# [Objective]
Quote all lines below exactly. Images stay out.

[Start of Dataset section]

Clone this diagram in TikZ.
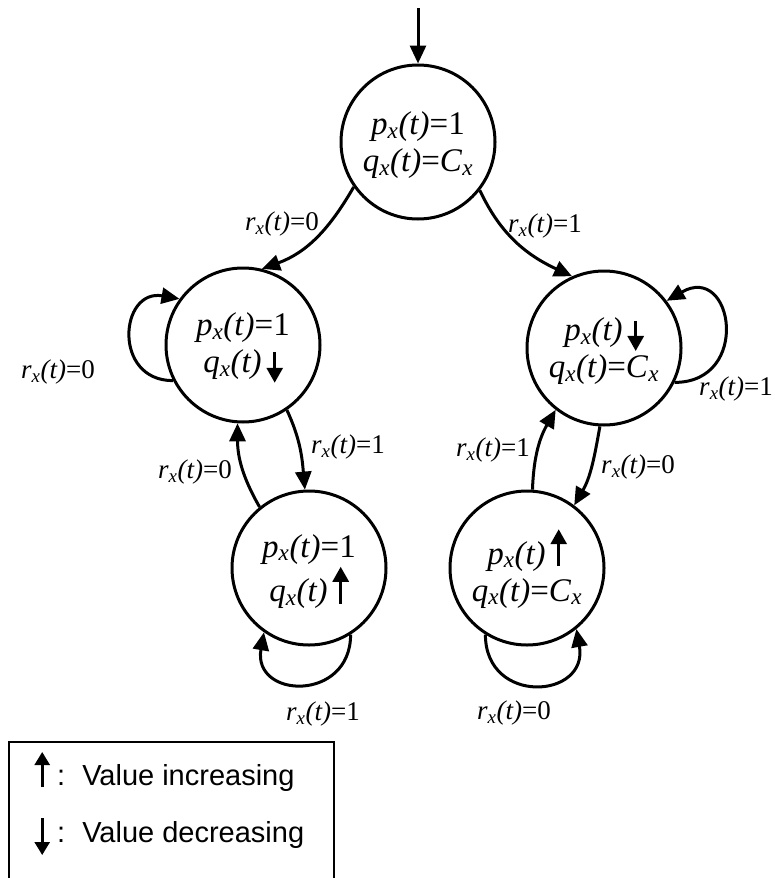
\documentclass[tikz,border=0pt]{standalone}
\usepackage{fontspec}
\setmainfont{Liberation Serif}
\newfontfamily\legendfont{Liberation Sans}
\usetikzlibrary{arrows.meta}
\tikzset{
  arw/.style={line width=3pt,-{Triangle[length=15pt,width=16pt]}},
  legarw/.style={line width=2.6pt,-{Triangle[length=13pt,width=15pt]}},
  state/.style={circle,draw,line width=3pt,minimum size=154pt,inner sep=0pt,align=center,font=\fontsize{33}{37}\selectfont},
  trans/.style={line width=3pt,-{Triangle[length=18pt,width=16pt]}},
  lbl/.style={font=\fontsize{27}{30}\selectfont,inner sep=0pt},
  legtext/.style={anchor=base west,inner sep=0pt,font=\legendfont\fontsize{29}{34}\selectfont},
}
\newcommand\fv[1]{\textit{#1}\textsubscript{\textit{x}}\textit{(t)}}
\newcommand\cx{\textit{C}\textsubscript{\textit{x}}}
\newcommand\arw[2]{\tikz[baseline=0pt,x=1pt,y=1pt]{\path (-8,0) -- (8,0);\draw[arw] (0,#1) -- (0,#2);}}
\newcommand\legarrow[2]{\tikz[baseline=0pt,x=1pt,y=1pt]{\path (-8,0) -- (8,0);\draw[legarw] (0,#1) -- (0,#2);}}
\begin{document}
\begin{tikzpicture}[x=1pt,y=-1pt]
\fill[white] (0,0) rectangle (774,878);
\useasboundingbox (0,0) rectangle (774,878);
% states
\node[state] (top) at (418,142) {\rule{0pt}{30pt}\fv{p}=1\\\fv{q}=\cx};
\node[state] (lm) at (243,345) {\rule{0pt}{30pt}\fv{p}=1\\\fv{q}\hspace{5pt}\arw{21}{-10}};
\node[state] (rm) at (604,348) {\rule{0pt}{30pt}\fv{p}\hspace{5pt}\arw{20}{-10}\\\fv{q}=\cx};
\node[state] (bl) at (309,568) {\rule{0pt}{30pt}\fv{p}=1\\\fv{q}\hspace{5pt}\arw{-2}{35}};
\node[state] (br) at (527,568) {\rule{0pt}{30pt}\fv{p}\hspace{5pt}\arw{-2}{35}\\\fv{q}=\cx};
% initial arrow
\coordinate (in0) at (418,8);
\draw[trans] (in0) -- (top);
% transitions
\draw[trans] (top.215) to[out=240,in=20] (lm.76);
\draw[trans] (top.322) to[out=295,in=155] (rm.114);
\draw[trans] (lm.304) to[out=295,in=95] (bl.93);
\draw[trans] (bl.129) to[out=120,in=270] (lm.266);
\draw[trans] (rm.267) to[out=260,in=60] (br.53);
\draw[trans] (br.86) to[out=88,in=240] (rm.232);
% self loops
\draw[trans] (lm.207) to[out=180,in=170,looseness=1.9] (lm.144);
\draw[trans] (rm.334) to[out=0,in=30,looseness=2.4] (rm.37);
\draw[trans] (bl.302) to[out=-90,in=-100,looseness=2] (bl.235);
\draw[trans] (br.238) to[out=-90,in=-80,looseness=2] (br.309);
% labels
\node[lbl] (l1) at (282,224) {\fv{r}=0};
\node[lbl] (l2) at (545,226) {\fv{r}=1};
\node[lbl] (l3) at (58,372) {\fv{r}=0};
\node[lbl] (l4) at (736,389) {\fv{r}=1};
\node[lbl] (l5) at (348,447) {\fv{r}=1};
\node[lbl] (l6) at (195,472) {\fv{r}=0};
\node[lbl] (l7) at (493,450) {\fv{r}=1};
\node[lbl] (l8) at (638,467) {\fv{r}=0};
\node[lbl] (l9) at (323,714) {\fv{r}=1};
\node[lbl] (l10) at (514,713) {\fv{r}=0};
% legend
\draw[line width=2.2pt] (9,892) -- (9,742) -- (334,742) -- (334,892);
\node[legtext] (leg1) at (34,785) {\legarrow{-2}{33}\hspace{7pt}:\hspace{17pt}Value increasing};
\node[legtext] (leg2) at (34,842) {\legarrow{24}{-13}\hspace{7pt}:\hspace{17pt}Value decreasing};
\end{tikzpicture}
\end{document}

[End of Dataset section]

# [Result for this exercise]
Clone this diagram in TikZ.
\documentclass[tikz,border=0pt]{standalone}
\usepackage{fontspec}
\setmainfont{Liberation Serif}
\newfontfamily\legendfont{Liberation Sans}
\usetikzlibrary{arrows.meta}
\tikzset{
  arw/.style={line width=3pt,-{Triangle[length=15pt,width=16pt]}},
  legarw/.style={line width=2.6pt,-{Triangle[length=13pt,width=15pt]}},
  state/.style={circle,draw,line width=3pt,minimum size=154pt,inner sep=0pt,align=center,font=\fontsize{33}{37}\selectfont},
  trans/.style={line width=3pt,-{Triangle[length=18pt,width=16pt]}},
  lbl/.style={font=\fontsize{27}{30}\selectfont,inner sep=0pt},
  legtext/.style={anchor=base west,inner sep=0pt,font=\legendfont\fontsize{29}{34}\selectfont},
}
\newcommand\fv[1]{\textit{#1}\textsubscript{\textit{x}}\textit{(t)}}
\newcommand\cx{\textit{C}\textsubscript{\textit{x}}}
\newcommand\arw[2]{\tikz[baseline=0pt,x=1pt,y=1pt]{\path (-8,0) -- (8,0);\draw[arw] (0,#1) -- (0,#2);}}
\newcommand\legarrow[2]{\tikz[baseline=0pt,x=1pt,y=1pt]{\path (-8,0) -- (8,0);\draw[legarw] (0,#1) -- (0,#2);}}
\begin{document}
\begin{tikzpicture}[x=1pt,y=-1pt]
\fill[white] (0,0) rectangle (774,878);
\useasboundingbox (0,0) rectangle (774,878);
% states
\node[state] (top) at (418,142) {\rule{0pt}{30pt}\fv{p}=1\\\fv{q}=\cx};
\node[state] (lm) at (243,345) {\rule{0pt}{30pt}\fv{p}=1\\\fv{q}\hspace{5pt}\arw{21}{-10}};
\node[state] (rm) at (604,348) {\rule{0pt}{30pt}\fv{p}\hspace{5pt}\arw{20}{-10}\\\fv{q}=\cx};
\node[state] (bl) at (309,568) {\rule{0pt}{30pt}\fv{p}=1\\\fv{q}\hspace{5pt}\arw{-2}{35}};
\node[state] (br) at (527,568) {\rule{0pt}{30pt}\fv{p}\hspace{5pt}\arw{-2}{35}\\\fv{q}=\cx};
% initial arrow
\coordinate (in0) at (418,8);
\draw[trans] (in0) -- (top);
% transitions
\draw[trans] (top.215) to[out=240,in=20] (lm.76);
\draw[trans] (top.322) to[out=295,in=155] (rm.114);
\draw[trans] (lm.304) to[out=295,in=95] (bl.93);
\draw[trans] (bl.129) to[out=120,in=270] (lm.266);
\draw[trans] (rm.267) to[out=260,in=60] (br.53);
\draw[trans] (br.86) to[out=88,in=240] (rm.232);
% self loops
\draw[trans] (lm.207) to[out=180,in=170,looseness=1.9] (lm.144);
\draw[trans] (rm.334) to[out=0,in=30,looseness=2.4] (rm.37);
\draw[trans] (bl.302) to[out=-90,in=-100,looseness=2] (bl.235);
\draw[trans] (br.238) to[out=-90,in=-80,looseness=2] (br.309);
% labels
\node[lbl] (l1) at (282,224) {\fv{r}=0};
\node[lbl] (l2) at (545,226) {\fv{r}=1};
\node[lbl] (l3) at (58,372) {\fv{r}=0};
\node[lbl] (l4) at (736,389) {\fv{r}=1};
\node[lbl] (l5) at (348,447) {\fv{r}=1};
\node[lbl] (l6) at (195,472) {\fv{r}=0};
\node[lbl] (l7) at (493,450) {\fv{r}=1};
\node[lbl] (l8) at (638,467) {\fv{r}=0};
\node[lbl] (l9) at (323,714) {\fv{r}=1};
\node[lbl] (l10) at (514,713) {\fv{r}=0};
% legend
\draw[line width=2.2pt] (9,892) -- (9,742) -- (334,742) -- (334,892);
\node[legtext] (leg1) at (34,785) {\legarrow{-2}{33}\hspace{7pt}:\hspace{17pt}Value increasing};
\node[legtext] (leg2) at (34,842) {\legarrow{24}{-13}\hspace{7pt}:\hspace{17pt}Value decreasing};
\end{tikzpicture}
\end{document}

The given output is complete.